Appropinquet deprecatio mea was written by Robert White, who probably served as master of Westminster Abbey's choristers in the mid-16th century. Now recognised as one of the greatest English composers of the period, White's composition, set to verses from Psalm 119, provided a vocally dramatic introduction to the programme, in which the sheer beauty of these voices, soaring, hovering and sustaining the rich melodic lines was overwhelming in effect.

William Byrd, who with his contemporary, Thomas Tallis, are often referred to as the `fathers' of English music, was a Catholic who had to tread a musical tightrope in a newly Anglican country. His Mass for Five Voices , sung in Latin, commences with the Kyrie and progresses through the spirited brightness of the Gloria, the exquisite fluidity of the Credo, followed by the contrapuntal beauty of the Benedictus and the climactically powerful Agnus Dei.

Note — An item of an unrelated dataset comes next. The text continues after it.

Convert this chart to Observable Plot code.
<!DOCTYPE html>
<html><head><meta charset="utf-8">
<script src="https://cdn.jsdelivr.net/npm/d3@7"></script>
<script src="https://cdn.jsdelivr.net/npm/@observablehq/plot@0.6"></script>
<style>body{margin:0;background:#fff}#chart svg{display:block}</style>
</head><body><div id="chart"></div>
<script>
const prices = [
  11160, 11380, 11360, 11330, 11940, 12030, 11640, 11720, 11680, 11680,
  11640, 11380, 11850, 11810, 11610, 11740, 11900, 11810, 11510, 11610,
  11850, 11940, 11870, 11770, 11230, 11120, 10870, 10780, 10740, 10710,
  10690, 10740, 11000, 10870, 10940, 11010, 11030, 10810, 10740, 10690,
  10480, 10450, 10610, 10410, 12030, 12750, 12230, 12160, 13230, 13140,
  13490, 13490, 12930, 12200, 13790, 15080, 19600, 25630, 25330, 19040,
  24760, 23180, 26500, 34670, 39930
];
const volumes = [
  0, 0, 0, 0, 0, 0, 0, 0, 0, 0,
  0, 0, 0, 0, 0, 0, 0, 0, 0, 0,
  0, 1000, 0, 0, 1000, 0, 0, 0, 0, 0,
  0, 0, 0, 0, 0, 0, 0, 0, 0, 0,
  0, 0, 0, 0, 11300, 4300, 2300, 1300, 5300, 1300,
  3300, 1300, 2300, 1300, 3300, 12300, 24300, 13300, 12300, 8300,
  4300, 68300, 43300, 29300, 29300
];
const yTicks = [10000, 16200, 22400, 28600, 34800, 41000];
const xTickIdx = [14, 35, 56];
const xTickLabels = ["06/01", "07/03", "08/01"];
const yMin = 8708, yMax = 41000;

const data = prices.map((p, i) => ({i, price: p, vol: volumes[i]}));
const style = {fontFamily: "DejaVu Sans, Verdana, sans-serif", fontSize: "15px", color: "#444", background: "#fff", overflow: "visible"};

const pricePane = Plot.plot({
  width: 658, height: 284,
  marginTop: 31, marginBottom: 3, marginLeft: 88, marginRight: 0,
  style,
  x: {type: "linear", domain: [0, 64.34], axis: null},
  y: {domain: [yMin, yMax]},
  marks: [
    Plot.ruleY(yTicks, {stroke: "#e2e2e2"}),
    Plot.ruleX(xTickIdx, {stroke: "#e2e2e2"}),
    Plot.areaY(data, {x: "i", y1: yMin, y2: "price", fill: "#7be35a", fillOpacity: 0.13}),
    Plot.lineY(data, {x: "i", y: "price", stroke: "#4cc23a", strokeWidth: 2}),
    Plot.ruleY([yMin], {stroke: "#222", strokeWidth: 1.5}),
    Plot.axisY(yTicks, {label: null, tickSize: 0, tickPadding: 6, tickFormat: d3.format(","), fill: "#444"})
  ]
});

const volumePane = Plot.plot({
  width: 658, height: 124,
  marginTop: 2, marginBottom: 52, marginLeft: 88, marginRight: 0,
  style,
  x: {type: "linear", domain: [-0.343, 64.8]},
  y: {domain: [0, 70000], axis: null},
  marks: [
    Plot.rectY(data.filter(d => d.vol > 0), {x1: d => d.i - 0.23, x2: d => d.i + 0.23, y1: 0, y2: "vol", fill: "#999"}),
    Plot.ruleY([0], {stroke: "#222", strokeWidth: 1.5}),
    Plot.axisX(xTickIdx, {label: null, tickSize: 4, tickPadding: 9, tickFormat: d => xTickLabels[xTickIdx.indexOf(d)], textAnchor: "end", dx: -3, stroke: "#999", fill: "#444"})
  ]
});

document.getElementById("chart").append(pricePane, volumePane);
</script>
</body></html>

Two more of Byrd's works were included in the programme; the Plorans ploravit is a motet and, with its theme of the prevailing plight of the Catholic minority, is understandably lugubrious in tone. Similarly, his Tribulaatio proxima est echoes the same sense of mournful desolation. Both were sung with restrained and impressively modulated power.

Italian composer Alfonso Ferrabosco, who for around 18 years, was in the service of Elizabeth I, was represented by the haunting Lamentations , written for Holy Week, and his Mirabile mysterium which, as the title indicates, suggested the arcane and the mystical.

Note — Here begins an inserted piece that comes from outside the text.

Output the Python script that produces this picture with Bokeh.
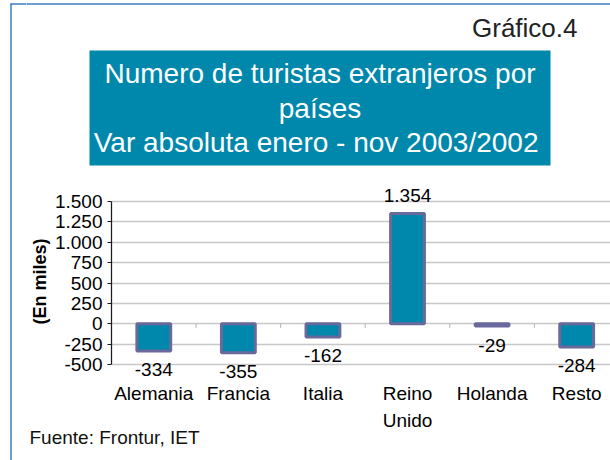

Having begun with White, the programme also ended with this composer, this time with a performance of his exquisite Manus tuas fecerunt me , set for eight paired voices, in yet another setting of Psalm 119. Both melancholy and dramatic in theme, this last work provided the perfect vehicle for these perfect voices, as they explored the very limits of the demanding technical requirements of homophony and counterpoint inherent in White's compositions.

There can be no doubt that the acoustics of City Hall do not in any way compare -- particularly with this kind of music -- with St. John's Church where this incomparable choir previously performed for the Festival. Under the inspired and rather endearingly intimate conducting of Peter Phillips, however, this was, by any standards, an evening of musical greatness.